According to NerdRush’s breakdown of PPC keyword strategy , campaigns that continuously refine keyword targeting based on conversion data and relevance see lower costs and stronger ROI over time. Intent only becomes valuable when it’s validated by real outcomes.

At RefractROI, we treat intent as a hypothesis that has to earn its budget. Keywords live or die based on outcomes like booked calls, qualified RFQs, and revenue attribution. If a keyword sounds good but doesn’t convert, it doesn’t deserve premium bids. If a keyword looks boring but drives deals, it gets scaled.

We’ve seen this approach transform manufacturing PPC accounts. One manufacturer shifted budget away from generic service terms toward highly specific, urgency-based searches tied to certifications, locations, and turnaround times. Traffic volume dropped. Revenue increased. PPC stopped being a traffic engine and became a pipeline driver.

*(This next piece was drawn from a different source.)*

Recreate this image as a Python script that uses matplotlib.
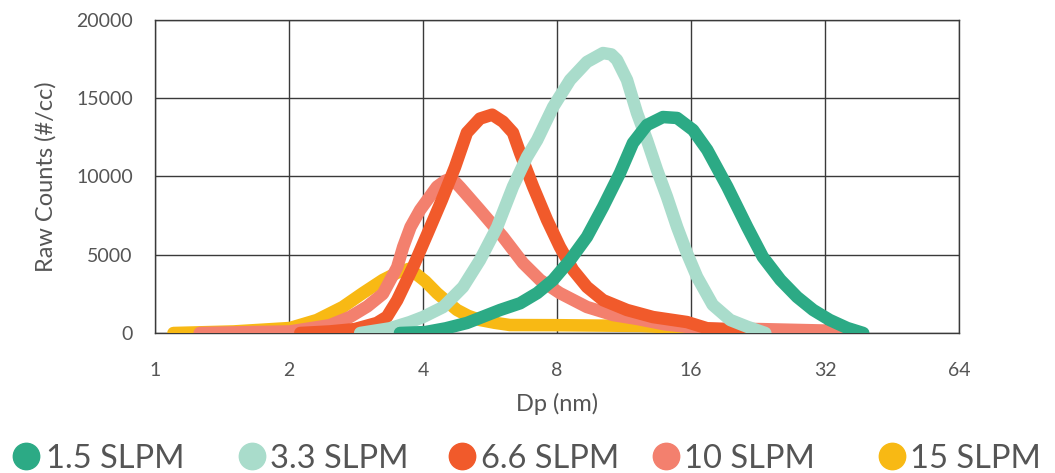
import matplotlib
matplotlib.use("Agg")
import matplotlib.pyplot as plt
from matplotlib.lines import Line2D
from matplotlib.ticker import FixedLocator, FixedFormatter

# ---- data ----
labels = ["1.5 SLPM", "3.3 SLPM", "6.6 SLPM", "10 SLPM", "15 SLPM"]
colors = ["#2CAA85", "#A9DCCB", "#F15A2B", "#F3806E", "#F8B914"]

# Dp (nm) and raw counts (#/cc)
x_15 = [3.55, 4.05, 4.5, 5.02, 5.96, 6.61, 7.22, 7.84, 8.56, 9.34, 10.15, 11.08,
        11.85, 12.74, 13.84, 14.89, 16.17, 17.4, 19.3, 21.4, 23.2, 25.4, 27.7,
        30.1, 32.8, 35.9, 39.0]
y_15 = [0, 60, 300, 640, 1470, 1900, 2550, 3390, 4660, 6140, 8050, 10220,
        12140, 13290, 13800, 13740, 12970, 11700, 9350, 6770, 4860, 3400, 2300,
        1470, 830, 320, 0]

x_33 = [2.89, 3.37, 3.74, 4.0, 4.44, 4.92, 5.37, 5.87, 6.37, 6.85, 7.22, 7.84,
        8.56, 9.34, 10.15, 10.6, 10.91, 11.49, 12.1, 12.74, 13.42, 14.13, 14.89,
        15.67, 16.51, 17.9, 19.6, 21.4, 23.5]
y_33 = [0, 300, 700, 1020, 1660, 2940, 4660, 6770, 9350, 11250, 12330, 14440,
        16170, 17320, 17890, 17800, 17450, 16170, 14060, 12330, 10420, 8700, 6770,
        5100, 3580, 1800, 830, 400, 0]

x_66 = [2.12, 2.47, 2.81, 3.15, 3.32, 3.50, 3.80, 4.10, 4.41, 4.72, 5.02, 5.37,
        5.72, 6.05, 6.37, 6.61, 7.07, 7.60, 8.12, 8.69, 9.34, 10.15, 11.49,
        13.14, 15.67, 17.4, 19.6, 21.2]
y_66 = [0, 100, 250, 640, 1040, 2100, 4220, 6390, 8500, 10600, 12800, 13700,
        13950, 13500, 12800, 11500, 9350, 7220, 5500, 4030, 2940, 2100, 1470,
        1020, 700, 300, 200, 0]

x_10 = [1.26, 2.01, 2.47, 2.74, 3.0, 3.25, 3.5, 3.61, 3.75, 3.94, 4.30, 4.50,
        4.65, 4.85, 5.37, 6.05, 6.71, 7.33, 8.12, 9.34, 10.69, 12.1, 14.0,
        16.8, 22.9, 32.8, 35.5]
y_10 = [0, 100, 500, 1020, 1700, 2500, 4200, 5500, 6770, 7860, 9350, 9750,
        9850, 9300, 7860, 6140, 4470, 3390, 2550, 1660, 1150, 900, 550,
        300, 250, 150, 0]

x_150 = [1.1, 1.5, 2.01, 2.31, 2.64, 2.93, 3.25, 3.5, 3.72, 3.85, 4.05, 4.30,
         4.55, 4.77, 5.05, 5.37, 5.8, 6.27, 8.0, 12.3, 16.0, 18.5]
y_150 = [0, 100, 320, 830, 1660, 2550, 3390, 3850, 4100, 3800, 3300, 2550,
         1950, 1470, 1100, 830, 650, 510, 500, 450, 300, 0]

series_x = [x_15, x_33, x_66, x_10, x_150]
series_y = [y_15, y_33, y_66, y_10, y_150]

x_ticks = [1, 2, 4, 8, 16, 32, 64]
x_tick_labels = ["1", "2", "4", "8", "16", "32", "64"]
y_ticks = [0, 5000, 10000, 15000, 20000]
y_tick_labels = ["0", "5000", "10000", "15000", "20000"]

plt.rcParams['font.family'] = ['Lato', 'DejaVu Sans']
text_color = "#555555"

W, H = 1055, 473
fig = plt.figure(figsize=(W / 100, H / 100), dpi=100)
ax = fig.add_axes([155/W, 1-333/H, (959-155)/W, (333-20)/H])

# draw bottom-to-top: 15, 10, 6.6, 3.3, 1.5
for i in [4, 3, 2, 1, 0]:
    ax.plot(series_x[i], series_y[i], color=colors[i], lw=9,
            solid_capstyle='round', solid_joinstyle='round', zorder=3 + (4 - i))

ax.set_xscale('log', base=2)
ax.set_xlim(1, 64)
ax.set_ylim(0, 20000)
ax.xaxis.set_major_locator(FixedLocator(x_ticks))
ax.xaxis.set_major_formatter(FixedFormatter(x_tick_labels))
ax.xaxis.set_minor_locator(FixedLocator([]))
ax.yaxis.set_major_locator(FixedLocator(y_ticks))
ax.yaxis.set_major_formatter(FixedFormatter(y_tick_labels))

ax.grid(True, color="#3a3a3a", lw=1.0, zorder=1)
for s in ax.spines.values():
    s.set_color("#3a3a3a")
    s.set_linewidth(1.0)
ax.tick_params(axis='both', length=0, labelsize=14, colors=text_color)
ax.tick_params(axis='x', pad=21)
ax.tick_params(axis='y', pad=16)

ax.set_xlabel("Dp (nm)", fontsize=17, color=text_color, labelpad=10)
ax.set_ylabel("Raw Counts (#/cc)", fontsize=17, color=text_color, labelpad=14)

# legend laid out manually below the axes (figure pixel positions)
marker_px = [26, 252, 462, 666, 892]
text_px = [46, 270, 481, 684, 910]
leg_y = 1 - 456 / H
for c, lab, mx, tx in zip(colors, labels, marker_px, text_px):
    fig.add_artist(Line2D([mx / W], [leg_y], marker='o', ls='none', markersize=19,
                          markerfacecolor=c, markeredgecolor=c,
                          transform=fig.transFigure))
    fig.text(tx / W, leg_y, lab, fontsize=23.5, color=text_color,
             ha='left', va='center_baseline')

fig.savefig("out.png", dpi=100, facecolor="white")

This performance-first mindset is something we expand on regularly in our PPC insights and optimization resources within our blog Retargeting Isn’t About Reminding. It’s About Reframing. 

Stop Funding Curiosity Clicks and Start Building PPC That Drives Manufacturing Revenue

High-intent keywords are not a shortcut to growth. They’re a tool, and when misused, they quietly drain manufacturing marketing budgets.

If your PPC campaigns feel expensive but underwhelming, chances are you’re paying for assumed intent instead of proven performance. You’re bidding aggressively on keywords that sound valuable without demanding evidence that they actually convert. The platforms profit either way. Your business doesn’t.

The fix is not complicated, but it does require honesty. Question every high-intent keyword. Demand conversion data. Filter false positives. Reward specificity. Let performance dictate spend, not industry dogma.

Manufacturing PPC works when it’s ruthless, efficient, and accountable. Intent is not something you declare. It’s something you validate. When you stop chasing intent and start chasing outcomes, PPC stops bleeding you dry and starts doing what it was always meant to do.